For foreign loans, β3 = 3.892819, which indicates that, while other factors remain constant, with an increase in loans (IBRD loans and IDA credits) of USD 1 billion, real GDP rises to USD 3.892819 billion, and p = 0.0087 indicates that the relationship between foreign loans and economic growth is significant at a 1% level. This result is consistent with the findings of Rehman and Ahmad (2016) and Abouelfarag and Abed (2019), but not consistent with the findings of Ehigiamusoe and Lean (2019) who showed that the relationship between loans and economic growth is negative.

For exports of goods and services, β4 = 0.535197, which shows that, while other factors remain constant, when exports rise to USD 1 billion, real GDP increases to USD 0.535197 billion, and p = 0.0000 indicates the effect of exports on economic growth at a 1% level of significance. This result is consistent with the finding of Chinh and Chi (2018), Nantharath and Kang (2019), Cung (2020), Nguyen (2020), Golder et al. (2021), and Nguyen and Duong (2021).

5. Conclusion and Policy Implication

The purpose of this paper is to analyze the relationship between four explanatory variables (FDI, foreign aid, foreign loans, exports) and economic growth in Vietnam for the 1995–2018 period. Not only that, from the research results in this article, the author also compares the impact of each factor on Vietnam’s economic growth during the research period. The role of all four factors on economic growth is strong at a 1% significance level and has a positive causal relationship. Based on the findings of this article, the author proposes several policy implications as follows:

First, to transform the economic growth model to achieve socio-economic goals in the near future, in addition to improving the effectiveness of current FDI attraction policies, Vietnam should strive to achieve greater openness to improve the quality of FDI projects and continue to compete with other countries in the region. Besides issuing preferential policies in attracting FDI, Vietnam needs to prepare reciprocal resources, both directly and indirectly, such as enhancing the quality of human resources through innovation in training quality in the national education system, quality of physical and psychological health through capacity building of the national health system, clear and transparent planning of land use for different purposes, infrastructure development via public investment as a source of open capital to attract private investment, stronger administrative procedure reform, and rapid elimination of informal costs, others.
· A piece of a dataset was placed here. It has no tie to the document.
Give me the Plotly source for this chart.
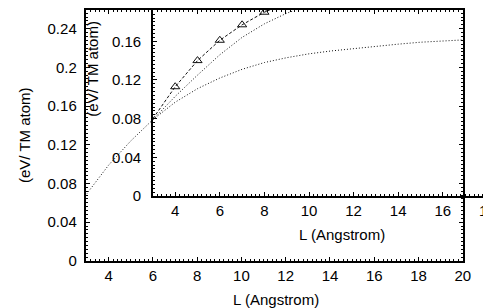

Second, since the time it became a low-middle-income country, Vietnam has been receiving preferential aids and loans from governments and international organizations, who provide such aids and loans at low or market interest rates. The pressure on Vietnam to repay its debts is increasing. To increase the efficiency of obtaining foreign aid and loans in the future, Vietnam will need to implement the following solutions in a synchronized manner: using foreign aid as committed, improving the efficiency of using foreign aids and loans, increasing reciprocal capital, especially reciprocal capital for site clearance and resettlement for construction investment projects, enhancing transparency in the management and use of foreign aids and loans, strengthening public-private partnership (PPP) in attracting investment and using foreign aids and loans effectively (a new way), enhancing the control and evaluation of the use of foreign aids and loans, and perfecting the legal system for attracting foreign aids and loans.

Third, among the four foreign capital factors, export is the strongest factor affecting Vietnam’s economic growth with p = 0.0000 (see Table 4) for the 1995–2018 period. What policy implications does this result have for Vietnam? Vietnam must continue to promote goods and service exports in a sustainable manner by implementing the following strategies: maintaining available export markets through signed commitments and expanding new export markets through bilateral and multilateral agreements, enhancing competitiveness through the quality of exported goods and services, increasing total export value through the restructuring of export goods and services with high added value, and accelerating the digital transformation to find and diversify markets.